[Stored records]
━━━━━━━━━━━━━━━━━━━━

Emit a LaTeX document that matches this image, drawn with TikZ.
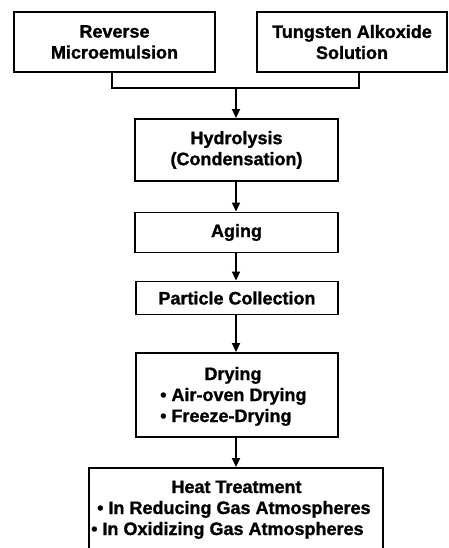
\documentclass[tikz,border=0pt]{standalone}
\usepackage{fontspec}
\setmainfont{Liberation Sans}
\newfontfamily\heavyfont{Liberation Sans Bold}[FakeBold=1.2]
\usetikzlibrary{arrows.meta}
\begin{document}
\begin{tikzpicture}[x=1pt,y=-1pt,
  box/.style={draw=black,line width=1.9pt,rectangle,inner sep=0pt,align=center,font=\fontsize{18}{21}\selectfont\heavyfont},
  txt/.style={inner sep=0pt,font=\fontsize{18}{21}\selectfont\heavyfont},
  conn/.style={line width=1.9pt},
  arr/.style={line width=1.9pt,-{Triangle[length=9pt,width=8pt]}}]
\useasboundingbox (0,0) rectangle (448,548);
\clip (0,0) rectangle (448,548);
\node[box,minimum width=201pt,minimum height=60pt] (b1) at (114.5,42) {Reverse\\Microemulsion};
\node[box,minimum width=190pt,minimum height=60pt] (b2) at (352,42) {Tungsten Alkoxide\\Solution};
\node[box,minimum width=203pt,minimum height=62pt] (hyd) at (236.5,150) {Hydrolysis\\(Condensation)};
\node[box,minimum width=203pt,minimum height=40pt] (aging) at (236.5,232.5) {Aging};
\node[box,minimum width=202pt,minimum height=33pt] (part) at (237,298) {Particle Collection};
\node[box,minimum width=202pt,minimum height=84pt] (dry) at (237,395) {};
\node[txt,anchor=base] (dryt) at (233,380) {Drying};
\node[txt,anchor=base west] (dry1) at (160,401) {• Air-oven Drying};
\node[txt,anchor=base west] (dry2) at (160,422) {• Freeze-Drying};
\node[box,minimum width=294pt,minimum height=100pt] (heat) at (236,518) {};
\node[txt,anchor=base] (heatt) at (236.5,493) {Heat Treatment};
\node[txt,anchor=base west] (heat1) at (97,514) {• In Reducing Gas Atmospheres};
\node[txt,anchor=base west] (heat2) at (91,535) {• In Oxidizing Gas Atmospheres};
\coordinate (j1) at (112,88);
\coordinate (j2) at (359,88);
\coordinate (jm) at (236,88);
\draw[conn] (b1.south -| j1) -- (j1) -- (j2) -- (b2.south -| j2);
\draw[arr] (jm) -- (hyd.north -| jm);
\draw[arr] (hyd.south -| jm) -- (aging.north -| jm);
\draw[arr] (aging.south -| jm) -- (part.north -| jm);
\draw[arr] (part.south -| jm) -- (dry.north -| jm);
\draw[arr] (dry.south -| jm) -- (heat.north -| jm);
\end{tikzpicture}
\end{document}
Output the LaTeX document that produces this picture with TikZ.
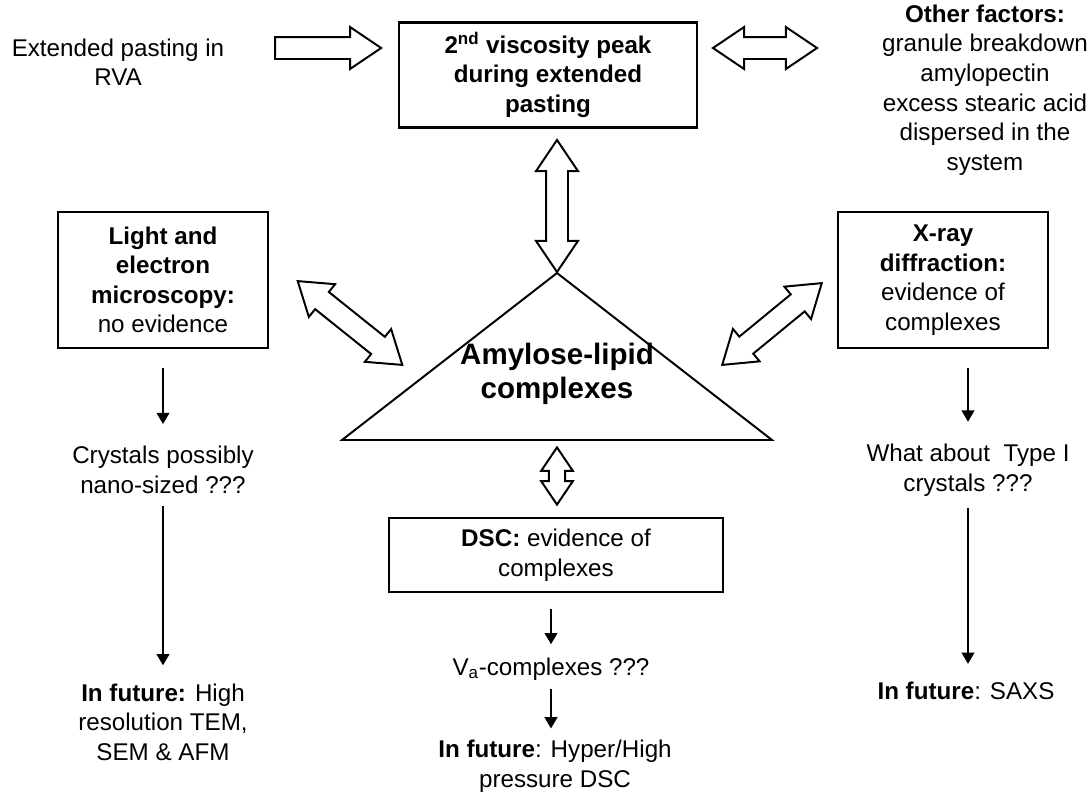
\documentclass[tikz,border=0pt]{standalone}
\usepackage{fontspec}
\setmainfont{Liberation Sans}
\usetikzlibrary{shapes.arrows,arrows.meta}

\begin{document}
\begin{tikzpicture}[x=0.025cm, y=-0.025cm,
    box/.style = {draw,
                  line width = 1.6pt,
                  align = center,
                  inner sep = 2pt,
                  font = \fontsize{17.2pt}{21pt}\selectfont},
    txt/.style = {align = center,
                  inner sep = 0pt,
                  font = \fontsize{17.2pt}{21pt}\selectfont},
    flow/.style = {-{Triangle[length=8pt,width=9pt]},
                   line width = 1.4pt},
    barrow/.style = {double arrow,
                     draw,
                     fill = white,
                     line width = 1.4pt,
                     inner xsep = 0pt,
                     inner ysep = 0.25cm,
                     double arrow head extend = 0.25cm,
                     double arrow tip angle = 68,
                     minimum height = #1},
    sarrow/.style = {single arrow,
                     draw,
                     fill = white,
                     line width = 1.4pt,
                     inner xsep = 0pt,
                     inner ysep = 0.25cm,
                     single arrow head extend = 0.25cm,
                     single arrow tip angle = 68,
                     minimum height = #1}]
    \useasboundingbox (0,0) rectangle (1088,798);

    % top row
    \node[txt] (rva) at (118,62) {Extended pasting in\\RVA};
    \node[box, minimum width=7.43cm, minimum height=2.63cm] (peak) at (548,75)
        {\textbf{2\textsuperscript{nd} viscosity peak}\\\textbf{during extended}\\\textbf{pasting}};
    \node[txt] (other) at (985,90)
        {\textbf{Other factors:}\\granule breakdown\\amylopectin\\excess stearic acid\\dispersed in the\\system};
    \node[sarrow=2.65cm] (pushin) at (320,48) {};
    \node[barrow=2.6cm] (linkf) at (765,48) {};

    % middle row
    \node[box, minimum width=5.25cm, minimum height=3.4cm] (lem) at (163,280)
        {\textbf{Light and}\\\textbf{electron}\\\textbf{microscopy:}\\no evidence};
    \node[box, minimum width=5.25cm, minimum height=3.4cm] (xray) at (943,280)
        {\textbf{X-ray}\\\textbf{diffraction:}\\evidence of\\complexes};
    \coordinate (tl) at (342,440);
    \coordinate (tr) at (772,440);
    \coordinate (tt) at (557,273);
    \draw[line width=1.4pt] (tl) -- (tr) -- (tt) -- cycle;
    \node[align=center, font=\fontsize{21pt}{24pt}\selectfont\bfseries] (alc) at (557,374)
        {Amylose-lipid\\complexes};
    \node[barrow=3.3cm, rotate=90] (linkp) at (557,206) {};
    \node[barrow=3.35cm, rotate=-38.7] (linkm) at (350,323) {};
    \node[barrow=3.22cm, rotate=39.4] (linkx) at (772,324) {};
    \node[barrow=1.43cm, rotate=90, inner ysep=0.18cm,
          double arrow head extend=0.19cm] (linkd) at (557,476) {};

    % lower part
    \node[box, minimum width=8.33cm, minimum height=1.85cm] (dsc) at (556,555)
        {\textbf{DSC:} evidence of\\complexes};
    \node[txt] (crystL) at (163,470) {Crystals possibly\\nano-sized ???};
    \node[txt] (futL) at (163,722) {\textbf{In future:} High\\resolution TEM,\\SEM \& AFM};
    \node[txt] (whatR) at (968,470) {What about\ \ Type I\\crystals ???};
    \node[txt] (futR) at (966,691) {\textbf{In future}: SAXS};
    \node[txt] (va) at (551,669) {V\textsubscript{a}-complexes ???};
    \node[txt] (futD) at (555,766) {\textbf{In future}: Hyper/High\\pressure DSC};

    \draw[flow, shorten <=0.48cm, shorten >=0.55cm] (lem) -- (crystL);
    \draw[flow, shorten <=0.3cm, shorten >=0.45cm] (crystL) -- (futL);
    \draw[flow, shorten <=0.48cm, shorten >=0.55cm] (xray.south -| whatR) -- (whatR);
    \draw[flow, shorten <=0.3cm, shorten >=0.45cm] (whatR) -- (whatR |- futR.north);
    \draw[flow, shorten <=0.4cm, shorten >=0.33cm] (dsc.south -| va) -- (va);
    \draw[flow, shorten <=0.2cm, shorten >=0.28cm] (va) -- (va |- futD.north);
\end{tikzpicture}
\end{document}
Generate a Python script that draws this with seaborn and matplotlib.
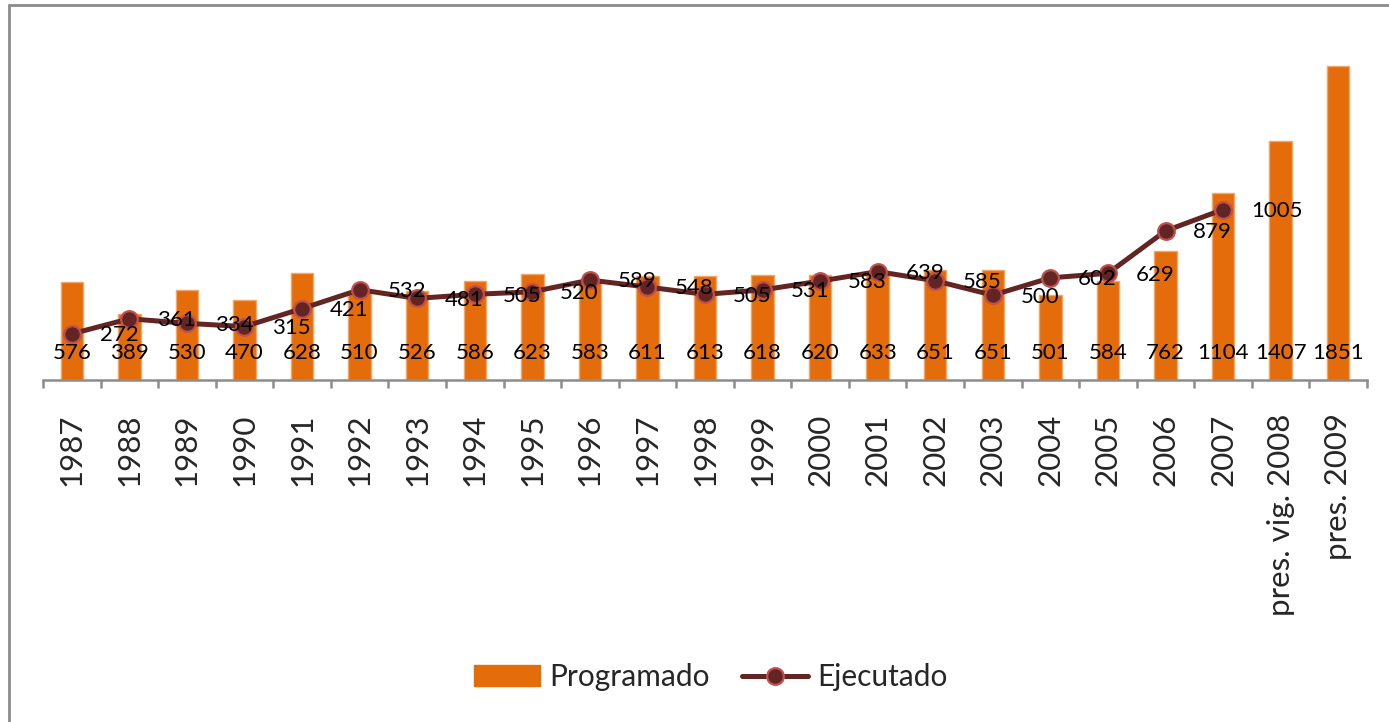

━━━━━━━━━━━━━━━━━━━━

What to produce: Will you restate every entry word for word and omit the images?

Reply to the exercise:
Emit a LaTeX document that matches this image, drawn with TikZ.
\documentclass[tikz,border=0pt]{standalone}
\usepackage{fontspec}
\setmainfont{Liberation Sans}
\newfontfamily\heavyfont{Liberation Sans Bold}[FakeBold=1.2]
\usetikzlibrary{arrows.meta}
\begin{document}
\begin{tikzpicture}[x=1pt,y=-1pt,
  box/.style={draw=black,line width=1.9pt,rectangle,inner sep=0pt,align=center,font=\fontsize{18}{21}\selectfont\heavyfont},
  txt/.style={inner sep=0pt,font=\fontsize{18}{21}\selectfont\heavyfont},
  conn/.style={line width=1.9pt},
  arr/.style={line width=1.9pt,-{Triangle[length=9pt,width=8pt]}}]
\useasboundingbox (0,0) rectangle (448,548);
\clip (0,0) rectangle (448,548);
\node[box,minimum width=201pt,minimum height=60pt] (b1) at (114.5,42) {Reverse\\Microemulsion};
\node[box,minimum width=190pt,minimum height=60pt] (b2) at (352,42) {Tungsten Alkoxide\\Solution};
\node[box,minimum width=203pt,minimum height=62pt] (hyd) at (236.5,150) {Hydrolysis\\(Condensation)};
\node[box,minimum width=203pt,minimum height=40pt] (aging) at (236.5,232.5) {Aging};
\node[box,minimum width=202pt,minimum height=33pt] (part) at (237,298) {Particle Collection};
\node[box,minimum width=202pt,minimum height=84pt] (dry) at (237,395) {};
\node[txt,anchor=base] (dryt) at (233,380) {Drying};
\node[txt,anchor=base west] (dry1) at (160,401) {• Air-oven Drying};
\node[txt,anchor=base west] (dry2) at (160,422) {• Freeze-Drying};
\node[box,minimum width=294pt,minimum height=100pt] (heat) at (236,518) {};
\node[txt,anchor=base] (heatt) at (236.5,493) {Heat Treatment};
\node[txt,anchor=base west] (heat1) at (97,514) {• In Reducing Gas Atmospheres};
\node[txt,anchor=base west] (heat2) at (91,535) {• In Oxidizing Gas Atmospheres};
\coordinate (j1) at (112,88);
\coordinate (j2) at (359,88);
\coordinate (jm) at (236,88);
\draw[conn] (b1.south -| j1) -- (j1) -- (j2) -- (b2.south -| j2);
\draw[arr] (jm) -- (hyd.north -| jm);
\draw[arr] (hyd.south -| jm) -- (aging.north -| jm);
\draw[arr] (aging.south -| jm) -- (part.north -| jm);
\draw[arr] (part.south -| jm) -- (dry.north -| jm);
\draw[arr] (dry.south -| jm) -- (heat.north -| jm);
\end{tikzpicture}
\end{document}
Output the LaTeX document that produces this picture with TikZ.
\documentclass[tikz,border=0pt]{standalone}
\usepackage{fontspec}
\setmainfont{Liberation Sans}
\usetikzlibrary{shapes.arrows,arrows.meta}

\begin{document}
\begin{tikzpicture}[x=0.025cm, y=-0.025cm,
    box/.style = {draw,
                  line width = 1.6pt,
                  align = center,
                  inner sep = 2pt,
                  font = \fontsize{17.2pt}{21pt}\selectfont},
    txt/.style = {align = center,
                  inner sep = 0pt,
                  font = \fontsize{17.2pt}{21pt}\selectfont},
    flow/.style = {-{Triangle[length=8pt,width=9pt]},
                   line width = 1.4pt},
    barrow/.style = {double arrow,
                     draw,
                     fill = white,
                     line width = 1.4pt,
                     inner xsep = 0pt,
                     inner ysep = 0.25cm,
                     double arrow head extend = 0.25cm,
                     double arrow tip angle = 68,
                     minimum height = #1},
    sarrow/.style = {single arrow,
                     draw,
                     fill = white,
                     line width = 1.4pt,
                     inner xsep = 0pt,
                     inner ysep = 0.25cm,
                     single arrow head extend = 0.25cm,
                     single arrow tip angle = 68,
                     minimum height = #1}]
    \useasboundingbox (0,0) rectangle (1088,798);

    % top row
    \node[txt] (rva) at (118,62) {Extended pasting in\\RVA};
    \node[box, minimum width=7.43cm, minimum height=2.63cm] (peak) at (548,75)
        {\textbf{2\textsuperscript{nd} viscosity peak}\\\textbf{during extended}\\\textbf{pasting}};
    \node[txt] (other) at (985,90)
        {\textbf{Other factors:}\\granule breakdown\\amylopectin\\excess stearic acid\\dispersed in the\\system};
    \node[sarrow=2.65cm] (pushin) at (320,48) {};
    \node[barrow=2.6cm] (linkf) at (765,48) {};

    % middle row
    \node[box, minimum width=5.25cm, minimum height=3.4cm] (lem) at (163,280)
        {\textbf{Light and}\\\textbf{electron}\\\textbf{microscopy:}\\no evidence};
    \node[box, minimum width=5.25cm, minimum height=3.4cm] (xray) at (943,280)
        {\textbf{X-ray}\\\textbf{diffraction:}\\evidence of\\complexes};
    \coordinate (tl) at (342,440);
    \coordinate (tr) at (772,440);
    \coordinate (tt) at (557,273);
    \draw[line width=1.4pt] (tl) -- (tr) -- (tt) -- cycle;
    \node[align=center, font=\fontsize{21pt}{24pt}\selectfont\bfseries] (alc) at (557,374)
        {Amylose-lipid\\complexes};
    \node[barrow=3.3cm, rotate=90] (linkp) at (557,206) {};
    \node[barrow=3.35cm, rotate=-38.7] (linkm) at (350,323) {};
    \node[barrow=3.22cm, rotate=39.4] (linkx) at (772,324) {};
    \node[barrow=1.43cm, rotate=90, inner ysep=0.18cm,
          double arrow head extend=0.19cm] (linkd) at (557,476) {};

    % lower part
    \node[box, minimum width=8.33cm, minimum height=1.85cm] (dsc) at (556,555)
        {\textbf{DSC:} evidence of\\complexes};
    \node[txt] (crystL) at (163,470) {Crystals possibly\\nano-sized ???};
    \node[txt] (futL) at (163,722) {\textbf{In future:} High\\resolution TEM,\\SEM \& AFM};
    \node[txt] (whatR) at (968,470) {What about\ \ Type I\\crystals ???};
    \node[txt] (futR) at (966,691) {\textbf{In future}: SAXS};
    \node[txt] (va) at (551,669) {V\textsubscript{a}-complexes ???};
    \node[txt] (futD) at (555,766) {\textbf{In future}: Hyper/High\\pressure DSC};

    \draw[flow, shorten <=0.48cm, shorten >=0.55cm] (lem) -- (crystL);
    \draw[flow, shorten <=0.3cm, shorten >=0.45cm] (crystL) -- (futL);
    \draw[flow, shorten <=0.48cm, shorten >=0.55cm] (xray.south -| whatR) -- (whatR);
    \draw[flow, shorten <=0.3cm, shorten >=0.45cm] (whatR) -- (whatR |- futR.north);
    \draw[flow, shorten <=0.4cm, shorten >=0.33cm] (dsc.south -| va) -- (va);
    \draw[flow, shorten <=0.2cm, shorten >=0.28cm] (va) -- (va |- futD.north);
\end{tikzpicture}
\end{document}
Generate a Python script that draws this with seaborn and matplotlib.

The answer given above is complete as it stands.